◆ **Exercise inputs**
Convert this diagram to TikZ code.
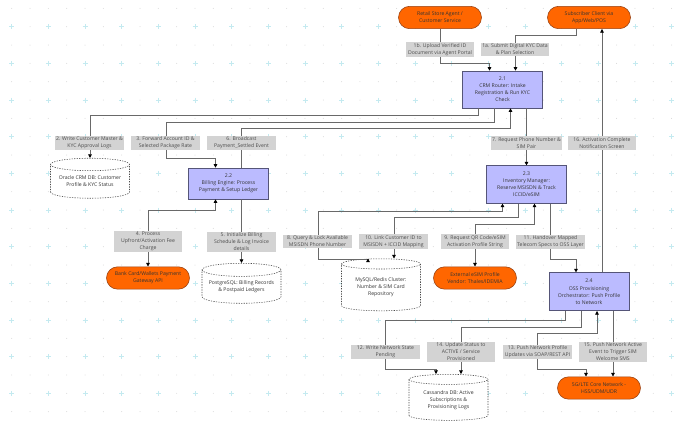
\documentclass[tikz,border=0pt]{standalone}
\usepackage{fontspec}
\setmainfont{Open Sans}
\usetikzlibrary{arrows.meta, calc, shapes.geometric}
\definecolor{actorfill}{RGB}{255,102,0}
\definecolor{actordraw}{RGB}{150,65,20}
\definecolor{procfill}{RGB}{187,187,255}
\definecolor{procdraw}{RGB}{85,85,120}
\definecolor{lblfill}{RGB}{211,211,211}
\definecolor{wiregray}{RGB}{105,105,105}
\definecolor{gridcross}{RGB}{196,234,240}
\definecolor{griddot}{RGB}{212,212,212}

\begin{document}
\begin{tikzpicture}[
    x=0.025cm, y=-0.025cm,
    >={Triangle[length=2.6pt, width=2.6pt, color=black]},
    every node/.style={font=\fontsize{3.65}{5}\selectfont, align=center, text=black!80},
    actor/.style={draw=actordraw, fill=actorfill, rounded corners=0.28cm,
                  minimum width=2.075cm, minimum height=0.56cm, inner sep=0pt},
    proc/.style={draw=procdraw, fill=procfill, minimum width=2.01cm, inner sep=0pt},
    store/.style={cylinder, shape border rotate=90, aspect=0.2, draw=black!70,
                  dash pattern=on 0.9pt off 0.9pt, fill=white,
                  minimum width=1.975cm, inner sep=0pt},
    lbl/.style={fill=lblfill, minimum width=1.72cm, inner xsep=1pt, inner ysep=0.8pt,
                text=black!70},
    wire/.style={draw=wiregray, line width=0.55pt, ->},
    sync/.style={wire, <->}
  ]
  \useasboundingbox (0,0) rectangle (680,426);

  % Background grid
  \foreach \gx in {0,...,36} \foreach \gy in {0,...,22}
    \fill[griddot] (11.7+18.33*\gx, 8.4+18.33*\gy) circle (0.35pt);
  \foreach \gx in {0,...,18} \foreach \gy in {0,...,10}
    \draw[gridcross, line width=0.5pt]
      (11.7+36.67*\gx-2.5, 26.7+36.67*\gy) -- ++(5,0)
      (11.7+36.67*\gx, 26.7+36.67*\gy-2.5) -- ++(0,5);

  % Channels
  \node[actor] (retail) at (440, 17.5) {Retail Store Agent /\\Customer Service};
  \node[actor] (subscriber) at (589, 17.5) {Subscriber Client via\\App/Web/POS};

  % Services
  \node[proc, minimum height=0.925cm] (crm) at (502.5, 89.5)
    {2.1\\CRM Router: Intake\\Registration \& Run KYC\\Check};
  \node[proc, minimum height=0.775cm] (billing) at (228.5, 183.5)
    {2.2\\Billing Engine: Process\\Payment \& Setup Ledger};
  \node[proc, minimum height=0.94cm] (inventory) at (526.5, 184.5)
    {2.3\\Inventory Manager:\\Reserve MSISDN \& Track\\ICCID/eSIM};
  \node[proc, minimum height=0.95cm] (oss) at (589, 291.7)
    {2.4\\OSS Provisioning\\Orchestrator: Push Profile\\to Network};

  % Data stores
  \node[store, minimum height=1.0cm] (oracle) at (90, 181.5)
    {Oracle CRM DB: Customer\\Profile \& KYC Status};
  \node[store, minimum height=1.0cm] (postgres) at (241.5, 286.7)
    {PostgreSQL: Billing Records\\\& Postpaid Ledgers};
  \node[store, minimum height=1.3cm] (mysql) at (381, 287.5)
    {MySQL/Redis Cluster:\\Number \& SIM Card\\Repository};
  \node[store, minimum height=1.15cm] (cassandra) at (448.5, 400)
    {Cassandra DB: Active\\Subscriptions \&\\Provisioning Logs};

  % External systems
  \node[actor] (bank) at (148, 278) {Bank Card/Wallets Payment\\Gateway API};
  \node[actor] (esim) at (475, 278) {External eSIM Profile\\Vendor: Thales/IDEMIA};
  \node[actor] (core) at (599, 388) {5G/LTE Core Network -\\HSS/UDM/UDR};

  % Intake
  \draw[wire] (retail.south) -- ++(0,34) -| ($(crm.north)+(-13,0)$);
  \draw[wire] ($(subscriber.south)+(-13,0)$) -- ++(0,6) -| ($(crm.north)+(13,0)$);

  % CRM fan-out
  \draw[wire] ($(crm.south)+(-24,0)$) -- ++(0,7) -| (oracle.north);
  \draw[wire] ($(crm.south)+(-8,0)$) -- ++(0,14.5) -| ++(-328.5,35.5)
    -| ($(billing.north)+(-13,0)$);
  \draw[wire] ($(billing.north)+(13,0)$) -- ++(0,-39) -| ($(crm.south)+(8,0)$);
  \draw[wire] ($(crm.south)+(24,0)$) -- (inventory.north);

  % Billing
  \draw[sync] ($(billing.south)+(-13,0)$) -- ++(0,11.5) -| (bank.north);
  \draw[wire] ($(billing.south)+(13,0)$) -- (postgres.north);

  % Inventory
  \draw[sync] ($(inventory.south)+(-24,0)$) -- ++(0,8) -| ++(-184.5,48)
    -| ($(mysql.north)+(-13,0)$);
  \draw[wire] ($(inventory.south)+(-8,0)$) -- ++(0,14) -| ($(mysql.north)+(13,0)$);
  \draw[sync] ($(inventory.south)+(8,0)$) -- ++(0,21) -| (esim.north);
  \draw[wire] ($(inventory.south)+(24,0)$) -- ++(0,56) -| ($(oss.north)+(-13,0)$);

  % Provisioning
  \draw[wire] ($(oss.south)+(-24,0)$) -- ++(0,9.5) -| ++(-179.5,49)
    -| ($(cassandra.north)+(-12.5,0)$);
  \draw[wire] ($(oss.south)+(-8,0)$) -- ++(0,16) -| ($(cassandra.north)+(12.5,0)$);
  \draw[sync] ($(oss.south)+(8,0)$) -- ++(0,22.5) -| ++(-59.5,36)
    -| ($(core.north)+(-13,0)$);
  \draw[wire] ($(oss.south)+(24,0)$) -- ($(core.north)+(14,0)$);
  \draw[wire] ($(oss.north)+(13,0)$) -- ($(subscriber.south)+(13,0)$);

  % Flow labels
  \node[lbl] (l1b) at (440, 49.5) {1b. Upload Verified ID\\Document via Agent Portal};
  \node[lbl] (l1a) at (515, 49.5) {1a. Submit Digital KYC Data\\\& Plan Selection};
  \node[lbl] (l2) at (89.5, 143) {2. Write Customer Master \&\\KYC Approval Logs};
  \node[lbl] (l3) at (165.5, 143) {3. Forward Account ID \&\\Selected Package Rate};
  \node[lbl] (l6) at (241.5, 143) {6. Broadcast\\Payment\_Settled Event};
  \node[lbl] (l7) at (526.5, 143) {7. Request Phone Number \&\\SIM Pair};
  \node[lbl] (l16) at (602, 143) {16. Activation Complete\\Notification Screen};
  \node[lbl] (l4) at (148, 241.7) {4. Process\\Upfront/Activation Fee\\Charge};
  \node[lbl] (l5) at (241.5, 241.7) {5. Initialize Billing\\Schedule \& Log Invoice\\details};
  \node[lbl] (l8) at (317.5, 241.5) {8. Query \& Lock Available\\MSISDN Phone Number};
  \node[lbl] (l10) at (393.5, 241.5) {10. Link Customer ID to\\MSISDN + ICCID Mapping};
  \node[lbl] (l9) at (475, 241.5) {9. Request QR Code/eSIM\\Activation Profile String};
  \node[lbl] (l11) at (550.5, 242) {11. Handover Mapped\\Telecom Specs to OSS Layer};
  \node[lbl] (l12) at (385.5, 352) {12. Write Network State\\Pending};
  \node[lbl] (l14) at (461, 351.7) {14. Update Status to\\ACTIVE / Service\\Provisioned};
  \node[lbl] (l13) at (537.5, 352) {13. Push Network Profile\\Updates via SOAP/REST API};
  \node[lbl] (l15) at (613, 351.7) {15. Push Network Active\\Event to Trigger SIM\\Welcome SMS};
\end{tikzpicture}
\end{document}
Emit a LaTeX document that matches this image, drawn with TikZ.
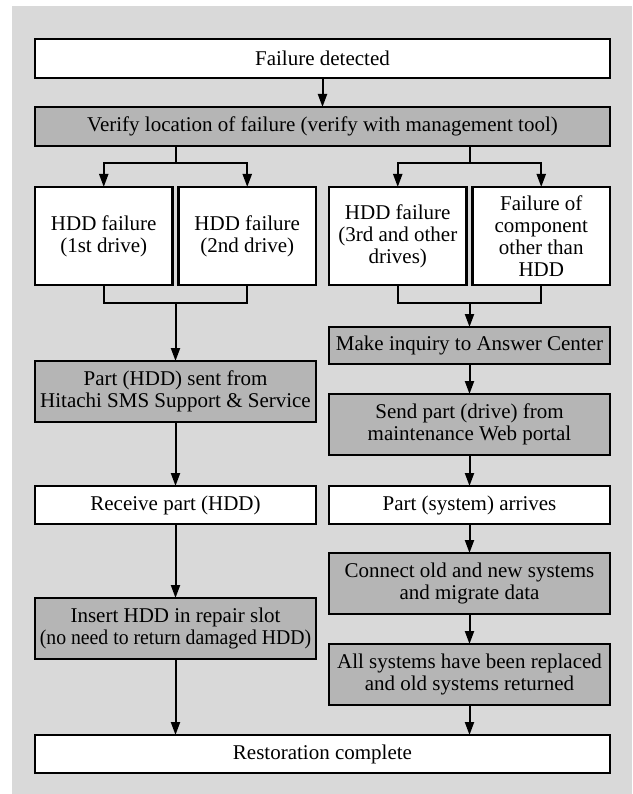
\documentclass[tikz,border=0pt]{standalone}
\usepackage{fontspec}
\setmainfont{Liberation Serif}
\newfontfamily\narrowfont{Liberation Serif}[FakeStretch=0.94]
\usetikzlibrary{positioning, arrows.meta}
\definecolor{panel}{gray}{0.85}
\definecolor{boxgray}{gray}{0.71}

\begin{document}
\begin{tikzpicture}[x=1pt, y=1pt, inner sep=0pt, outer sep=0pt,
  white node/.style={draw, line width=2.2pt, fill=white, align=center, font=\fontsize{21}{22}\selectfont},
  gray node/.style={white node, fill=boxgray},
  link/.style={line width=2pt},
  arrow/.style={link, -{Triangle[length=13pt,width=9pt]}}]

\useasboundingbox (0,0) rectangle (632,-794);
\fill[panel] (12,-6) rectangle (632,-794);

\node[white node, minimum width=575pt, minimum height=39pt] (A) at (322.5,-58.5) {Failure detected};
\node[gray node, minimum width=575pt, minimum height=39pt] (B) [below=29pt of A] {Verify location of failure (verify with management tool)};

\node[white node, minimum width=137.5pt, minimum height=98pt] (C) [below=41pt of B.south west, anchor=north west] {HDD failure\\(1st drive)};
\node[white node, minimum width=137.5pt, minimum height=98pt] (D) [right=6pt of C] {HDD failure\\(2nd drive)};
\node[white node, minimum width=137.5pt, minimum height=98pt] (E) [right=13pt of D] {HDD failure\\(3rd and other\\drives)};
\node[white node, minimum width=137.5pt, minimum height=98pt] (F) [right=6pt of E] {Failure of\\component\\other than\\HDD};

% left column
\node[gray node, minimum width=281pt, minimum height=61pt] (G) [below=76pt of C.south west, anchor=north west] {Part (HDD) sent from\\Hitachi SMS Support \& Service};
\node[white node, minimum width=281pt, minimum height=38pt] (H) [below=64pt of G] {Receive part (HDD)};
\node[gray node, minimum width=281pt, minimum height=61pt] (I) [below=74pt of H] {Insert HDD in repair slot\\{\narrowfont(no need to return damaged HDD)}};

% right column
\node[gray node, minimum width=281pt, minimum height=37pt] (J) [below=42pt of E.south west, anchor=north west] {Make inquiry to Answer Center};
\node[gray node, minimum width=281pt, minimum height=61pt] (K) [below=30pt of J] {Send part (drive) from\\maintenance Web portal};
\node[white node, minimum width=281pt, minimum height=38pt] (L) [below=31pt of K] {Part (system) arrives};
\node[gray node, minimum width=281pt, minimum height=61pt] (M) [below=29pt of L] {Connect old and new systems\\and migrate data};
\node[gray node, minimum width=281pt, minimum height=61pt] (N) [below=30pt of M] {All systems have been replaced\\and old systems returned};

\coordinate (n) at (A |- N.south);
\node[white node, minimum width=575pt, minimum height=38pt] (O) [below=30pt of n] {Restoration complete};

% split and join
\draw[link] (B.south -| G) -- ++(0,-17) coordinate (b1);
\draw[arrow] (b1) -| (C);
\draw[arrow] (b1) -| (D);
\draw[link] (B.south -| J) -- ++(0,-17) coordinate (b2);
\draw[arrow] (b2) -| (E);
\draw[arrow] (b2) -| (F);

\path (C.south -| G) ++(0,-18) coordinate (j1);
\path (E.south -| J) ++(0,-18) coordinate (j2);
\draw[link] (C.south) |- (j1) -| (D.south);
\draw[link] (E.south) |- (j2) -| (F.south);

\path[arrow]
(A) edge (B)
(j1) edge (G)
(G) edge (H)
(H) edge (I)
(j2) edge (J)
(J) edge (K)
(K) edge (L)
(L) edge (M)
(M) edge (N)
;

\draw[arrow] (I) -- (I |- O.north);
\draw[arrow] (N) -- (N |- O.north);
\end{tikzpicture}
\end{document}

◆ **What to work on**
Go from the first line of the data above to the line containing "(0,0) rectangle (680,426);" and retype exactly those lines, both included, but none of the pictures.

◆ **Result of the task**
Convert this diagram to TikZ code.
\documentclass[tikz,border=0pt]{standalone}
\usepackage{fontspec}
\setmainfont{Open Sans}
\usetikzlibrary{arrows.meta, calc, shapes.geometric}
\definecolor{actorfill}{RGB}{255,102,0}
\definecolor{actordraw}{RGB}{150,65,20}
\definecolor{procfill}{RGB}{187,187,255}
\definecolor{procdraw}{RGB}{85,85,120}
\definecolor{lblfill}{RGB}{211,211,211}
\definecolor{wiregray}{RGB}{105,105,105}
\definecolor{gridcross}{RGB}{196,234,240}
\definecolor{griddot}{RGB}{212,212,212}

\begin{document}
\begin{tikzpicture}[
    x=0.025cm, y=-0.025cm,
    >={Triangle[length=2.6pt, width=2.6pt, color=black]},
    every node/.style={font=\fontsize{3.65}{5}\selectfont, align=center, text=black!80},
    actor/.style={draw=actordraw, fill=actorfill, rounded corners=0.28cm,
                  minimum width=2.075cm, minimum height=0.56cm, inner sep=0pt},
    proc/.style={draw=procdraw, fill=procfill, minimum width=2.01cm, inner sep=0pt},
    store/.style={cylinder, shape border rotate=90, aspect=0.2, draw=black!70,
                  dash pattern=on 0.9pt off 0.9pt, fill=white,
                  minimum width=1.975cm, inner sep=0pt},
    lbl/.style={fill=lblfill, minimum width=1.72cm, inner xsep=1pt, inner ysep=0.8pt,
                text=black!70},
    wire/.style={draw=wiregray, line width=0.55pt, ->},
    sync/.style={wire, <->}
  ]
  \useasboundingbox (0,0) rectangle (680,426);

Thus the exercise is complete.